TASK DETAILS: Retype every line from the start of the data down to and including the line with "const yTickExponents = [0, 1, 2, 3, 4, 5];". Skip the pictures.

DATASET EXTRACT:
::::::
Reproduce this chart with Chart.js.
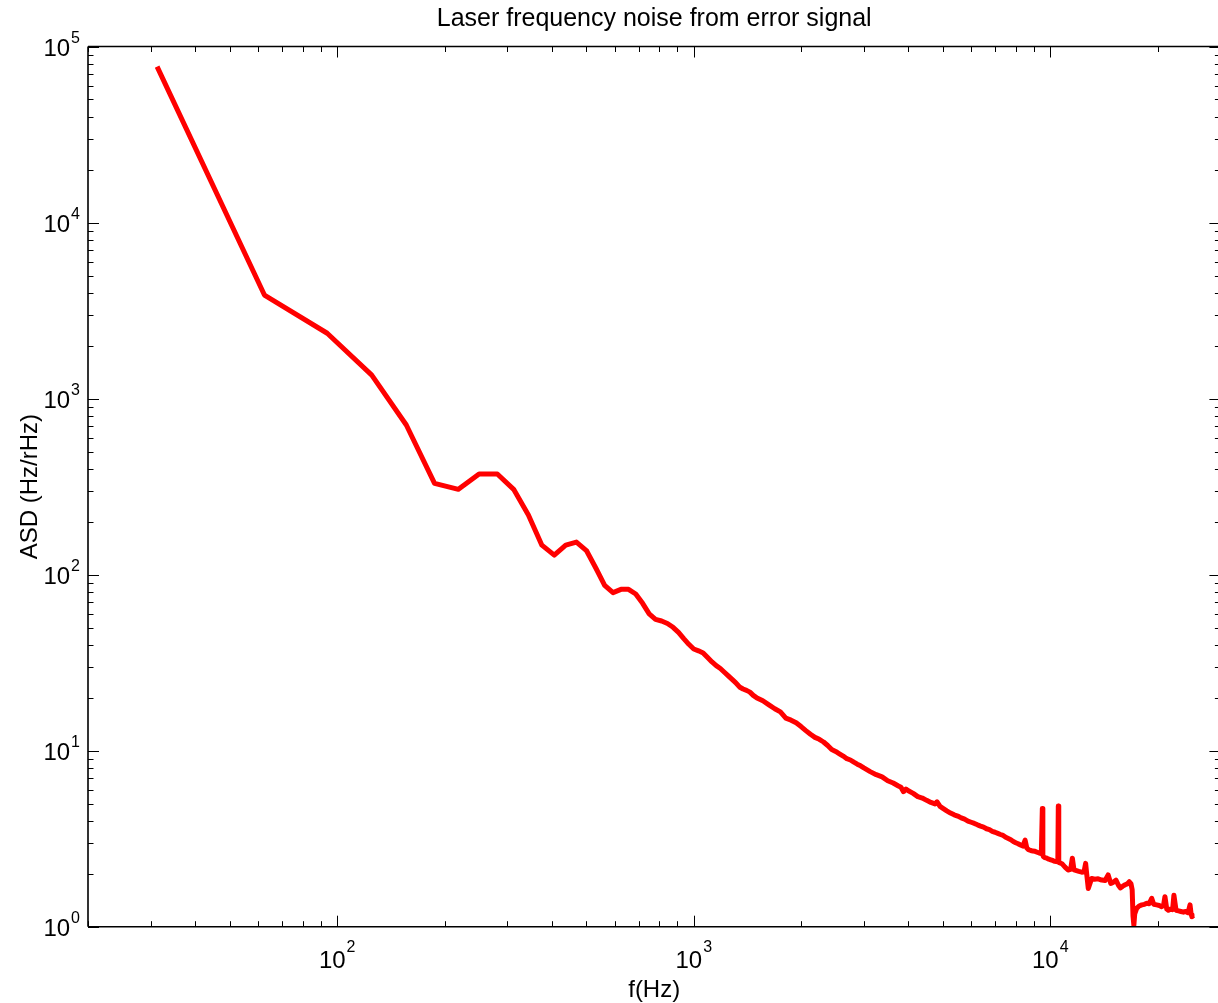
<!DOCTYPE html>
<html>
<head>
<meta charset="utf-8">
<script src="https://cdn.jsdelivr.net/npm/chart.js@4.4.1/dist/chart.umd.min.js"></script>
<style>
html,body{margin:0;padding:0;background:#fff;overflow:hidden;}
#wrap{position:relative;width:1218px;height:1003px;overflow:hidden;}
canvas{display:block;}
</style>
</head>
<body>
<div id="wrap"><canvas id="c" width="1221" height="1003" style="width:1221px;height:1003px"></canvas></div>
<script>
// ---- chart text ----
const chartTitle = 'Laser frequency noise from error signal';
const xAxisLabel = 'f(Hz)';
const yAxisLabel = 'ASD (Hz/rHz)';

// ---- axis ranges and tick labels (powers of ten) ----
const xRange = [20, 30000];
const yRange = [1, 100000];
const xTickExponents = [2, 3, 4];
const yTickExponents = [0, 1, 2, 3, 4, 5];

// ---- data: frequency (Hz) and amplitude spectral density (Hz/rHz) ----
const freqHz = [
  31.25, 62.5, 93.75, 125, 156.25, 187.5, 218.75, 250, 281.25, 312.5,
  343.75, 375, 406.25, 437.5, 468.75, 500, 531.25, 562.5, 593.75, 625,
  656.25, 687.5, 718.75, 750, 781.25, 812.5, 843.75, 875, 906.25, 937.5,
  968.75, 1000, 1031.25, 1062.5, 1093.75, 1125, 1156.25, 1187.5, 1218.75, 1250,
  1281.25, 1312.5, 1343.75, 1375, 1406.25, 1437.5, 1468.75, 1500, 1562.5, 1625,
  1687.5, 1750, 1812.5, 1875, 1937.5, 2000, 2062.5, 2125, 2187.5, 2250,
  2312.5, 2375, 2437.5, 2500, 2562.5, 2625, 2687.5, 2750, 2812.5, 2875,
  2937.5, 3000, 3125, 3250, 3375, 3500, 3625, 3750, 3812.5, 3875,
  3937.5, 4000, 4125, 4250, 4375, 4500, 4625, 4750, 4812.5, 4906.25,
  5000, 5125, 5250, 5375, 5500, 5625, 5750, 5875, 6000, 6125,
  6250, 6375, 6500, 6625, 6750, 6875, 7000, 7125, 7250, 7375,
  7500, 7625, 7750, 7875, 8000, 8125, 8250, 8375, 8500, 8593.75,
  8687.5, 8812.5, 8937.5, 9062.5, 9187.5, 9312.5, 9437.5, 9500, 9531.25, 9562.5,
  9656.25, 9781.25, 9906.25, 10031.25, 10156.25, 10281.25, 10500, 10531.25, 10562.5, 10781.25,
  11000, 11218.75, 11406.25, 11531.25, 11656.25, 11843.75, 12031.25, 12250, 12437.5, 12562.5,
  12656.25, 12781.25, 13062.5, 13312.5, 13625, 13937.5, 14250, 14531.25, 14781.25, 15031.25,
  15281.25, 15531.25, 15718.75, 15968.75, 16218.75, 16437.5, 16656.25, 16843.75, 16968.75, 17062.5,
  17156.25, 17250, 17468.75, 17750, 18062.5, 18375, 18656.25, 18937.5, 19250, 19500,
  19875, 20218.75, 20531.25, 20781.25, 20968.75, 21218.75, 21437.5, 21750, 22031.25, 22218.75,
  22531.25, 22906.25, 23250, 23625, 23968.75, 24343.75, 24656.25, 24843.75, 24968.75, 25187.5
];
const asdHzPerRtHz = [
  76800, 3875, 2350, 1360, 708, 330, 305, 373, 373, 305,
  218, 147, 129, 147, 153, 137, 109, 87, 79, 82.5,
  82.5, 77.6, 68.7, 59.8, 55.7, 54.5, 52.8, 50.2, 47, 43.3,
  40.2, 37.8, 36.9, 35.9, 33.8, 31.9, 30.4, 29.3, 27.9, 26.6,
  25.4, 24.3, 23.0, 22.4, 22.0, 21.5, 20.6, 20.0, 19.2, 18.2,
  17.3, 16.6, 15.3, 14.9, 14.4, 13.7, 13.0, 12.4, 11.9, 11.6,
  11.2, 10.7, 10.15, 9.9, 9.6, 9.32, 9.0, 8.85, 8.6, 8.38,
  8.2, 7.98, 7.6, 7.3, 7.1, 6.75, 6.55, 6.3, 6.2, 5.85,
  6.05, 5.92, 5.72, 5.48, 5.38, 5.22, 5.08, 4.98, 5.12, 4.82,
  4.7, 4.55, 4.42, 4.32, 4.25, 4.15, 4.08, 3.98, 3.92, 3.86,
  3.79, 3.73, 3.68, 3.6, 3.56, 3.48, 3.44, 3.39, 3.34, 3.3,
  3.22, 3.17, 3.12, 3.05, 3.0, 2.96, 2.91, 2.87, 3.1, 2.8,
  2.74, 2.71, 2.69, 2.68, 2.65, 2.62, 2.6, 4.7, 2.56, 2.5,
  2.47, 2.45, 2.42, 2.4, 2.38, 2.35, 2.34, 4.85, 2.32, 2.28,
  2.18, 2.1, 2.12, 2.45, 2.1, 2.08, 2.06, 2.04, 2.05, 2.29,
  1.98, 1.65, 1.88, 1.86, 1.87, 1.84, 1.83, 1.97, 1.76, 1.79,
  1.84, 1.72, 1.66, 1.7, 1.73, 1.75, 1.8, 1.75, 1.62, 1.15,
  1.02, 1.18, 1.27, 1.31, 1.33, 1.34, 1.36, 1.35, 1.45, 1.34,
  1.33, 1.32, 1.3, 1.32, 1.48, 1.26, 1.24, 1.26, 1.25, 1.51,
  1.24, 1.23, 1.22, 1.21, 1.22, 1.2, 1.33, 1.17, 1.14, 1.16
];

const FONT = '"Liberation Sans", Arial, Helvetica, sans-serif';

// minor/major log tick values from the decade exponents
function logTicks(min, max) {
  const out = [];
  for (let e = Math.floor(Math.log10(min)); e <= Math.ceil(Math.log10(max)); e++) {
    for (let m = 1; m <= 9; m++) {
      const v = m * Math.pow(10, e);
      if (v >= min * 0.9999 && v <= max * 1.0001) out.push({ v, major: m === 1 });
    }
  }
  return out;
}

const matlabAxes = {
  id: 'matlabAxes',
  afterDraw(chart) {
    const { ctx, chartArea: a, scales } = chart;
    const xs = scales.x, ys = scales.y;
    ctx.save();
    // box
    ctx.strokeStyle = '#000';
    ctx.lineWidth = 1.6;
    ctx.beginPath();
    ctx.moveTo(a.left, a.top); ctx.lineTo(a.right, a.top);
    ctx.moveTo(a.left, a.bottom); ctx.lineTo(a.right, a.bottom);
    ctx.moveTo(a.left, a.top); ctx.lineTo(a.left, a.bottom);
    ctx.moveTo(a.right, a.top); ctx.lineTo(a.right, a.bottom);
    ctx.stroke();
    // ticks (inward, all four sides)
    ctx.lineWidth = 1;
    const MAJ = 11, MIN = 5.5;
    ctx.beginPath();
    logTicks(xRange[0], xRange[1]).forEach(t => {
      const px = Math.round(xs.getPixelForValue(t.v)) + 0.5;
      const L = t.major ? MAJ : MIN;
      ctx.moveTo(px, a.bottom); ctx.lineTo(px, a.bottom - L);
      ctx.moveTo(px, a.top); ctx.lineTo(px, a.top + L);
    });
    logTicks(yRange[0], yRange[1]).forEach(t => {
      const py = Math.round(ys.getPixelForValue(t.v)) + 0.5;
      const L = t.major ? MAJ : MIN;
      ctx.moveTo(a.left, py); ctx.lineTo(a.left + L, py);
      ctx.moveTo(a.right, py); ctx.lineTo(a.right - L, py);
    });
    ctx.stroke();
    // tick labels 10^n
    ctx.fillStyle = '#000';
    const baseFont = '24px ' + FONT, expFont = '16px ' + FONT;
    ctx.textBaseline = 'alphabetic';
    xTickExponents.forEach(e => {
      const px = xs.getPixelForValue(Math.pow(10, e));
      ctx.font = baseFont; const w1 = ctx.measureText('10').width;
      ctx.font = expFont; const w2 = ctx.measureText(String(e)).width;
      const start = px - (w1 + w2 + 1) / 2;
      ctx.font = baseFont; ctx.textAlign = 'left';
      ctx.fillText('10', start, a.bottom + 41);
      ctx.font = expFont;
      ctx.fillText(String(e), start + w1 + 1, a.bottom + 25);
    });
    yTickExponents.forEach(e => {
      const py = ys.getPixelForValue(Math.pow(10, e));
      const right = a.left - 8;
      ctx.font = expFont; const w2 = ctx.measureText(String(e)).width;
      ctx.textAlign = 'right';
      ctx.fillText(String(e), right, py - 4);
      ctx.font = baseFont;
      ctx.fillText('10', right - w2 - 1, py + 9);
    });
    ctx.restore();
  }
};

const chart = new Chart(document.getElementById('c'), {
  type: 'line',
  data: {
    datasets: [{
      label: 'ASD',
      data: freqHz.map((f, i) => ({ x: f, y: asdHzPerRtHz[i] })),
      borderColor: 'rgb(255,0,0)',
      backgroundColor: 'rgb(255,0,0)',
      borderWidth: 5,
      borderJoinStyle: 'round',
      pointRadius: 0,
      tension: 0,
      fill: false
    }]
  },
  options: {
    responsive: false,
    animation: false,
    devicePixelRatio: 1,
    layout: { padding: { left: 0, right: 0.6, top: 0, bottom: 0 } },
    plugins: {
      legend: { display: false },
      tooltip: { enabled: false },
      title: {
        display: true,
        fullSize: false,
        text: chartTitle,
        color: '#000',
        font: { family: FONT, size: 25, weight: 'normal', lineHeight: 1.2 },
        padding: { top: 4, bottom: 12.5 }
      }
    },
    scales: {
      x: {
        type: 'logarithmic',
        position: 'bottom',
        min: xRange[0],
        max: xRange[1],
        grid: { display: false },
        border: { display: false },
        ticks: { display: false },
        title: {
          display: true,
          text: xAxisLabel,
          color: '#000',
          font: { family: FONT, size: 24, lineHeight: 1 },
          padding: { top: 0, bottom: 1 }
        },
        afterFit(scale) { scale.height = 76.3; }
      },
      y: {
        type: 'logarithmic',
        position: 'left',
        min: yRange[0],
        max: yRange[1],
        grid: { display: false },
        border: { display: false },
        ticks: { display: false },
        title: {
          display: true,
          text: yAxisLabel,
          color: '#000',
          font: { family: FONT, size: 24, lineHeight: 1 },
          padding: { top: 18, bottom: 0 }
        },
        afterFit(scale) { scale.width = 88; }
      }
    }
  },
  plugins: [matlabAxes]
});
</script>
</body>
</html>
::::::
TASK RESULT:
Reproduce this chart with Chart.js.
<!DOCTYPE html>
<html>
<head>
<meta charset="utf-8">
<script src="https://cdn.jsdelivr.net/npm/chart.js@4.4.1/dist/chart.umd.min.js"></script>
<style>
html,body{margin:0;padding:0;background:#fff;overflow:hidden;}
#wrap{position:relative;width:1218px;height:1003px;overflow:hidden;}
canvas{display:block;}
</style>
</head>
<body>
<div id="wrap"><canvas id="c" width="1221" height="1003" style="width:1221px;height:1003px"></canvas></div>
<script>
// ---- chart text ----
const chartTitle = 'Laser frequency noise from error signal';
const xAxisLabel = 'f(Hz)';
const yAxisLabel = 'ASD (Hz/rHz)';

// ---- axis ranges and tick labels (powers of ten) ----
const xRange = [20, 30000];
const yRange = [1, 100000];
const xTickExponents = [2, 3, 4];
const yTickExponents = [0, 1, 2, 3, 4, 5];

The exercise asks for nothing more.